▸ **REQUIREMENTS**: Retype only what runs from the first line of the listing to the line holding "const kclMarkY = [519, 428, 339, 242, 152, 30];", both included. Do not retype the pictures.

▸ **PROVIDED DATA**:
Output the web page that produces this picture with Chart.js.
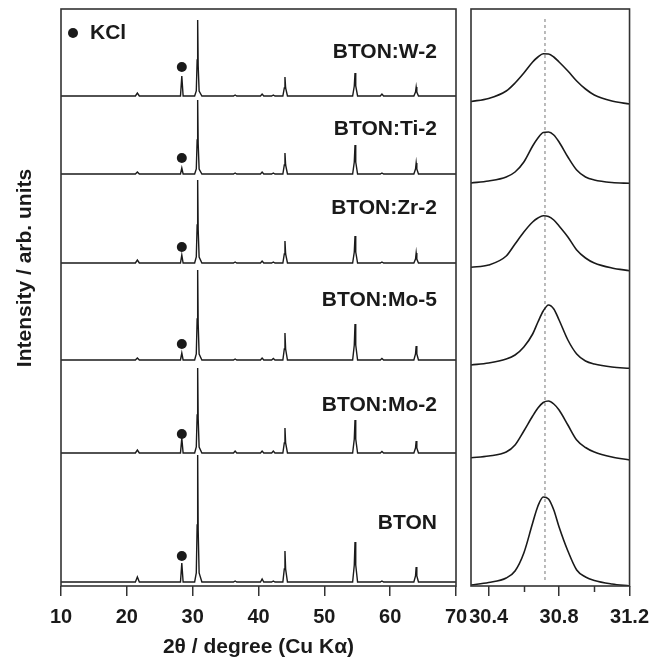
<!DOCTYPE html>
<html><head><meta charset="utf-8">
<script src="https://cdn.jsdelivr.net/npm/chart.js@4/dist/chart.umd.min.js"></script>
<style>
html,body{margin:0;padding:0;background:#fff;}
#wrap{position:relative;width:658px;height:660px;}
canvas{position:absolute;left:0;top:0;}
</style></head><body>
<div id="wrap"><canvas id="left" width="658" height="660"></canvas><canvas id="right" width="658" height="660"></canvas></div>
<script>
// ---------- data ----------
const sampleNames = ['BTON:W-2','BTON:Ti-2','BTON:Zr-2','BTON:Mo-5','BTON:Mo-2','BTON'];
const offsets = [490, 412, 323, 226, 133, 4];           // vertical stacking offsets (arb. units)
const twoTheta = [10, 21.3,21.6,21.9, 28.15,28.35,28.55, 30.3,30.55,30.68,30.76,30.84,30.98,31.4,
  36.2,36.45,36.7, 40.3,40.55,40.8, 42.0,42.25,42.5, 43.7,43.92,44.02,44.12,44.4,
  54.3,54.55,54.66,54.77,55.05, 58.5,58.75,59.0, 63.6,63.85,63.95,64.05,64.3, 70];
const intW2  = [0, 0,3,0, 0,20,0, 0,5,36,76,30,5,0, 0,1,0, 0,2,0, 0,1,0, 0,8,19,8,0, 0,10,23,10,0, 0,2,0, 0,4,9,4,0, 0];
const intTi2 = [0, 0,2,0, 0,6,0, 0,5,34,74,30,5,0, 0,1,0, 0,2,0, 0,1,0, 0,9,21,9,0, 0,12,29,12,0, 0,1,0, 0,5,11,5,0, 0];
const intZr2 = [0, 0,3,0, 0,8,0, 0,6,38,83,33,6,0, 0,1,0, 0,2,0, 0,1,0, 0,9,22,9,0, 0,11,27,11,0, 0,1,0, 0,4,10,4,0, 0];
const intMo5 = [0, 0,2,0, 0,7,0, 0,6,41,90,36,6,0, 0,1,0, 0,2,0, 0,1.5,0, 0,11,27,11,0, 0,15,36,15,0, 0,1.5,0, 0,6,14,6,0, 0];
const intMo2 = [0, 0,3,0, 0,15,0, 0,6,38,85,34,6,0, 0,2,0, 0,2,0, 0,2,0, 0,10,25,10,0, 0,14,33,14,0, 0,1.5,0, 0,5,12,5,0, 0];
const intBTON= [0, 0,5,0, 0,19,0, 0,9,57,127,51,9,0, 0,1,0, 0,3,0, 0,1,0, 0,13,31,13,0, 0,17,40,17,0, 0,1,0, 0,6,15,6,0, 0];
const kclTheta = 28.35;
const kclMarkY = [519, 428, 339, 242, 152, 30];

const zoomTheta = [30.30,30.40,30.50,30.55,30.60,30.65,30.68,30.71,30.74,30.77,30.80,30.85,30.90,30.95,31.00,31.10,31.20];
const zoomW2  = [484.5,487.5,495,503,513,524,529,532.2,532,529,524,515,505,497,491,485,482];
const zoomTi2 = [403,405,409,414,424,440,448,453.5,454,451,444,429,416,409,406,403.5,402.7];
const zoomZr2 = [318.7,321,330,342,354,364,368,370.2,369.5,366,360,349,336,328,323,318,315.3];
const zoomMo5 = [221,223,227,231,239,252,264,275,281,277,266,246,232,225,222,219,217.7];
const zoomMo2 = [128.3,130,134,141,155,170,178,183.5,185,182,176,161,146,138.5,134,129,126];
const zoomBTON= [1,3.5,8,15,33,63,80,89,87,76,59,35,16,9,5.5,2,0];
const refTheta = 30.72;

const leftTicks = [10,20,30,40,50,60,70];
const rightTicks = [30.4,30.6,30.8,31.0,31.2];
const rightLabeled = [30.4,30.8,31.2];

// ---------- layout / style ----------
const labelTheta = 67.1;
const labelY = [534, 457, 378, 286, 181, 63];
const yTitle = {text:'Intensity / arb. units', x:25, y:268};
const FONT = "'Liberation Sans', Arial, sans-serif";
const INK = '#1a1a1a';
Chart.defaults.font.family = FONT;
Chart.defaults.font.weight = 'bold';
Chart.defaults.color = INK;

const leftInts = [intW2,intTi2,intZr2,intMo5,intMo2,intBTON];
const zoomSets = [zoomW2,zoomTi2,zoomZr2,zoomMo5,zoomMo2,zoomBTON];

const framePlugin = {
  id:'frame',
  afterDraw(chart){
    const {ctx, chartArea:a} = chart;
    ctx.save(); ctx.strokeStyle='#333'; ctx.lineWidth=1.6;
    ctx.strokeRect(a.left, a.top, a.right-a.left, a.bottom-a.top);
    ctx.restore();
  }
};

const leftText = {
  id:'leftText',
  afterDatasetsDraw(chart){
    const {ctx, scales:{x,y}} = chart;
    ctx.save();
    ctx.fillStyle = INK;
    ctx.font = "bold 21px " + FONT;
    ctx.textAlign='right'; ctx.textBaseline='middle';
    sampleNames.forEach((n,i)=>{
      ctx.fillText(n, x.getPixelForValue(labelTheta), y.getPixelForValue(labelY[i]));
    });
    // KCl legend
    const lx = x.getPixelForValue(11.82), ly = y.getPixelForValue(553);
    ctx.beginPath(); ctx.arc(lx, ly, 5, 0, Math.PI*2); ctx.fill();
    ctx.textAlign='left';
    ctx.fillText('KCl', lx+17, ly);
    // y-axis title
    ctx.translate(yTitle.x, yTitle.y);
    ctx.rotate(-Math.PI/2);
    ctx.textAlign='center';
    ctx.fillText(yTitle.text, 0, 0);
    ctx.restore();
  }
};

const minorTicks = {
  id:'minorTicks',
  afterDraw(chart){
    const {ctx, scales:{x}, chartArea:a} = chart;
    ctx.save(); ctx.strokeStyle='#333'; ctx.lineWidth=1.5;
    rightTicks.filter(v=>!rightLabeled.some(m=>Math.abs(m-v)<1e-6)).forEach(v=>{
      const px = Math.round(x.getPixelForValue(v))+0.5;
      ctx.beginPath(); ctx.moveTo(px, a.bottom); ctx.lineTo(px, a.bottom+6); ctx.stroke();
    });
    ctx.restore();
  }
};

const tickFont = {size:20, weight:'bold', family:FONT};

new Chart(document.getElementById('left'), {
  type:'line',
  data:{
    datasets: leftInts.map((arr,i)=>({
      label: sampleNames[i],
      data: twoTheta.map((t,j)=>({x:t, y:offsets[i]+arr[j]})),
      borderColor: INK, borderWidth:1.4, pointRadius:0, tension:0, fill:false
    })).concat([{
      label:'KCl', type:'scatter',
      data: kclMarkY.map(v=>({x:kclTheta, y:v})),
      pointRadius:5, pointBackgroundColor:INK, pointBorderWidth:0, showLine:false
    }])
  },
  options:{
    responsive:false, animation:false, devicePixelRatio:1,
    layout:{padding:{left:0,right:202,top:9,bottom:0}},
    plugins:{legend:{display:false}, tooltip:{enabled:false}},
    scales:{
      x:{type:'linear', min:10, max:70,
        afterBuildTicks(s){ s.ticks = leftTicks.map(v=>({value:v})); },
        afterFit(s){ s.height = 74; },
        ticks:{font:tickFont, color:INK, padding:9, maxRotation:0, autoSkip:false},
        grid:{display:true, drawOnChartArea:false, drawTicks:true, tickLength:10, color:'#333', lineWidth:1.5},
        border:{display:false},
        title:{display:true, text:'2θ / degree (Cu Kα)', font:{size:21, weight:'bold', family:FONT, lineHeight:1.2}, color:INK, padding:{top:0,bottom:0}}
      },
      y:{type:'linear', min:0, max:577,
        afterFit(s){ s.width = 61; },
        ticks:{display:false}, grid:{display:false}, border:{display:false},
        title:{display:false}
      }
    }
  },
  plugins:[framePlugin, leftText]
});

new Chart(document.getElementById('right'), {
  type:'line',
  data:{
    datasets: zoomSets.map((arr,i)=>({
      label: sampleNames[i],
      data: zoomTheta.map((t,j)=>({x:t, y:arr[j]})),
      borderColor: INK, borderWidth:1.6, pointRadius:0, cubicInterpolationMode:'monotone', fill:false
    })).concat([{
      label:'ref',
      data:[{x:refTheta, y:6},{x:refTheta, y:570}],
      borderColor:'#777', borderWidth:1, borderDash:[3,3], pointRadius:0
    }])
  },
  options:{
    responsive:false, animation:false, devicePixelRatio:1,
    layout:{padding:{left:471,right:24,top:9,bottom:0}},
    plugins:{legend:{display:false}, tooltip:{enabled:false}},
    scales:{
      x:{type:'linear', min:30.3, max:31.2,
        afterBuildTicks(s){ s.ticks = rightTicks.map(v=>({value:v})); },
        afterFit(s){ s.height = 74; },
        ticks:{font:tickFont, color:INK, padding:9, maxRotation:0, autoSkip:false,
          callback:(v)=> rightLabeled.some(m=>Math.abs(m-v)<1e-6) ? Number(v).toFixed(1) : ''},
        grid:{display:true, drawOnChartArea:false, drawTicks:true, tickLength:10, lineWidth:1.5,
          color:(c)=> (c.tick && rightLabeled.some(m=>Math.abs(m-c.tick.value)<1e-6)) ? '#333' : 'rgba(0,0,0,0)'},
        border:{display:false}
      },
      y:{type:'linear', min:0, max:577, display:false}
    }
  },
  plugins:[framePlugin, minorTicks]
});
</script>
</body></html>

▸ **TASK RESULT**:
Output the web page that produces this picture with Chart.js.
<!DOCTYPE html>
<html><head><meta charset="utf-8">
<script src="https://cdn.jsdelivr.net/npm/chart.js@4/dist/chart.umd.min.js"></script>
<style>
html,body{margin:0;padding:0;background:#fff;}
#wrap{position:relative;width:658px;height:660px;}
canvas{position:absolute;left:0;top:0;}
</style></head><body>
<div id="wrap"><canvas id="left" width="658" height="660"></canvas><canvas id="right" width="658" height="660"></canvas></div>
<script>
// ---------- data ----------
const sampleNames = ['BTON:W-2','BTON:Ti-2','BTON:Zr-2','BTON:Mo-5','BTON:Mo-2','BTON'];
const offsets = [490, 412, 323, 226, 133, 4];           // vertical stacking offsets (arb. units)
const twoTheta = [10, 21.3,21.6,21.9, 28.15,28.35,28.55, 30.3,30.55,30.68,30.76,30.84,30.98,31.4,
  36.2,36.45,36.7, 40.3,40.55,40.8, 42.0,42.25,42.5, 43.7,43.92,44.02,44.12,44.4,
  54.3,54.55,54.66,54.77,55.05, 58.5,58.75,59.0, 63.6,63.85,63.95,64.05,64.3, 70];
const intW2  = [0, 0,3,0, 0,20,0, 0,5,36,76,30,5,0, 0,1,0, 0,2,0, 0,1,0, 0,8,19,8,0, 0,10,23,10,0, 0,2,0, 0,4,9,4,0, 0];
const intTi2 = [0, 0,2,0, 0,6,0, 0,5,34,74,30,5,0, 0,1,0, 0,2,0, 0,1,0, 0,9,21,9,0, 0,12,29,12,0, 0,1,0, 0,5,11,5,0, 0];
const intZr2 = [0, 0,3,0, 0,8,0, 0,6,38,83,33,6,0, 0,1,0, 0,2,0, 0,1,0, 0,9,22,9,0, 0,11,27,11,0, 0,1,0, 0,4,10,4,0, 0];
const intMo5 = [0, 0,2,0, 0,7,0, 0,6,41,90,36,6,0, 0,1,0, 0,2,0, 0,1.5,0, 0,11,27,11,0, 0,15,36,15,0, 0,1.5,0, 0,6,14,6,0, 0];
const intMo2 = [0, 0,3,0, 0,15,0, 0,6,38,85,34,6,0, 0,2,0, 0,2,0, 0,2,0, 0,10,25,10,0, 0,14,33,14,0, 0,1.5,0, 0,5,12,5,0, 0];
const intBTON= [0, 0,5,0, 0,19,0, 0,9,57,127,51,9,0, 0,1,0, 0,3,0, 0,1,0, 0,13,31,13,0, 0,17,40,17,0, 0,1,0, 0,6,15,6,0, 0];
const kclTheta = 28.35;
const kclMarkY = [519, 428, 339, 242, 152, 30];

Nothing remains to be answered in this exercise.